WHAT YOU SHOULD DO:
Find the lines of data that contain the string "matplotlib", then list them.

PROVIDED DATA:
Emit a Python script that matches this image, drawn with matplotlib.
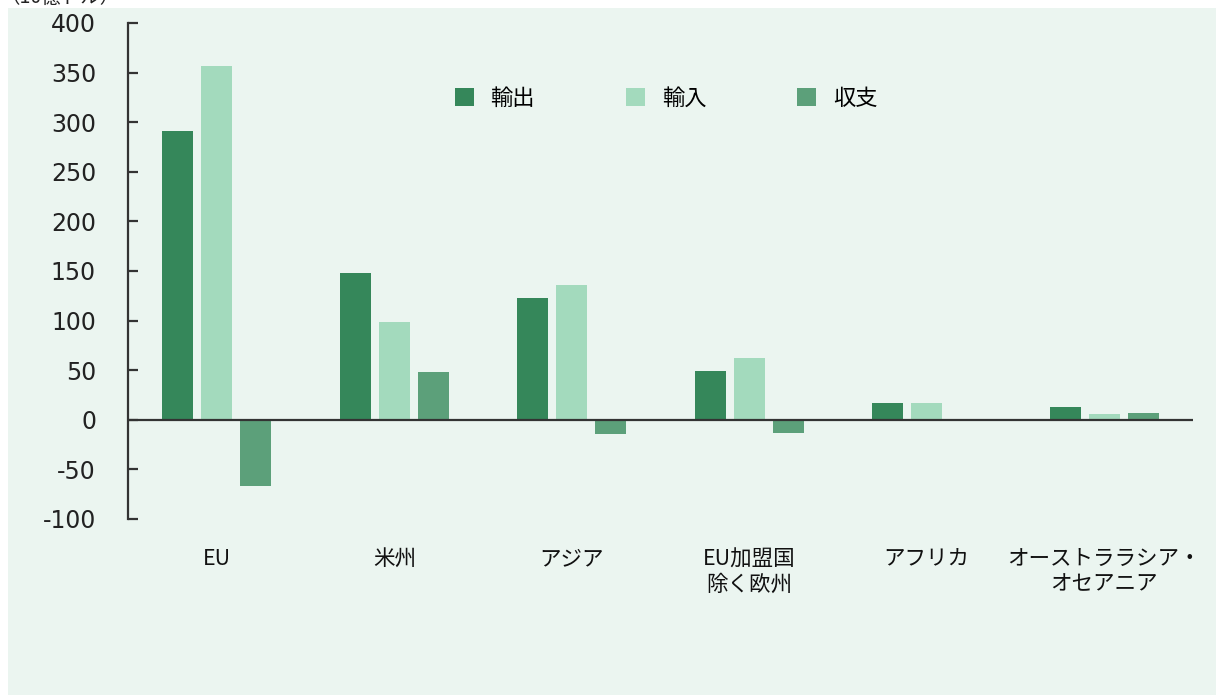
import numpy as np
import matplotlib
matplotlib.use('Agg')
import matplotlib.pyplot as plt
from matplotlib.patches import Rectangle

plt.rcParams['font.family'] = ['Noto Sans CJK JP', 'DejaVu Sans']

# ============================================================
# Data (10億ドル)
# ============================================================
regions = ["EU", "米州", "アジア", "EU加盟国\n除く欧州", "アフリカ", "オーストララシア・\nオセアニア"]
exports = [291, 148, 123, 49, 17, 13]
imports = [357, 99, 136, 62, 17, 6]
balance = [-67, 48, -14, -13, 0, 7]
series_names = ["輸出", "輸入", "収支"]
yticks = [-100, -50, 0, 50, 100, 150, 200, 250, 300, 350, 400]

colors = ["#35875A", "#A3DABD", "#5CA07A"]
bg = "#EBF5F0"

fig = plt.figure(figsize=(12.16, 7.0), dpi=100, facecolor="white")
fig.patches.append(Rectangle((8 / 1216, 5 / 700), 1 - 8 / 1216, 1 - 13 / 700,
                             transform=fig.transFigure, facecolor=bg,
                             edgecolor="none", zorder=-10))
ax = fig.add_axes([128 / 1216, 1 - 519 / 700, (1193 - 128) / 1216, (519 - 23) / 700])
ax.set_facecolor("none")

x = np.arange(len(regions))
w = 0.175
step = 0.22
for k, (vals, name) in enumerate(zip([exports, imports, balance], series_names)):
    ax.bar(x + (k - 1) * step, vals, width=w, color=colors[k], label=name, zorder=2)

ax.axhline(0, color="#333333", lw=1.6, zorder=3)
ax.set_xlim(-0.5, 5.5)
ax.set_ylim(-100, 400)
ax.set_yticks(yticks)
ax.set_yticklabels([str(v) for v in yticks], family=["DejaVu Sans"],
                   fontsize=17, color="#222222")
ax.tick_params(axis="y", direction="in", length=7, width=1.6, color="#333333", pad=23)

for s in ["top", "right", "bottom"]:
    ax.spines[s].set_visible(False)
ax.spines["left"].set_linewidth(1.6)
ax.spines["left"].set_color("#333333")

ax.set_xticks(x)
ax.set_xticklabels(regions, fontsize=15.5, color="#111111", va="top", linespacing=1.2)
ax.tick_params(axis="x", length=0, pad=21)

leg = ax.legend(loc="center left", bbox_to_anchor=(455 / 1216, 1 - 98 / 700),
                bbox_transform=fig.transFigure, ncol=3, frameon=False,
                handlelength=0.85, handleheight=0.85, handletextpad=0.75,
                columnspacing=4.1, borderpad=0, borderaxespad=0, fontsize=16)

fig.text(0.0, 1.003, "（10億ドル）", fontsize=14, color="#222222", ha="left", va="center")

plt.savefig("out.png", dpi=100, facecolor="white")
plt.close()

CORRECT RESPONSE:
Emit a Python script that matches this image, drawn with matplotlib.
import matplotlib
matplotlib.use('Agg')
import matplotlib.pyplot as plt
from matplotlib.patches import Rectangle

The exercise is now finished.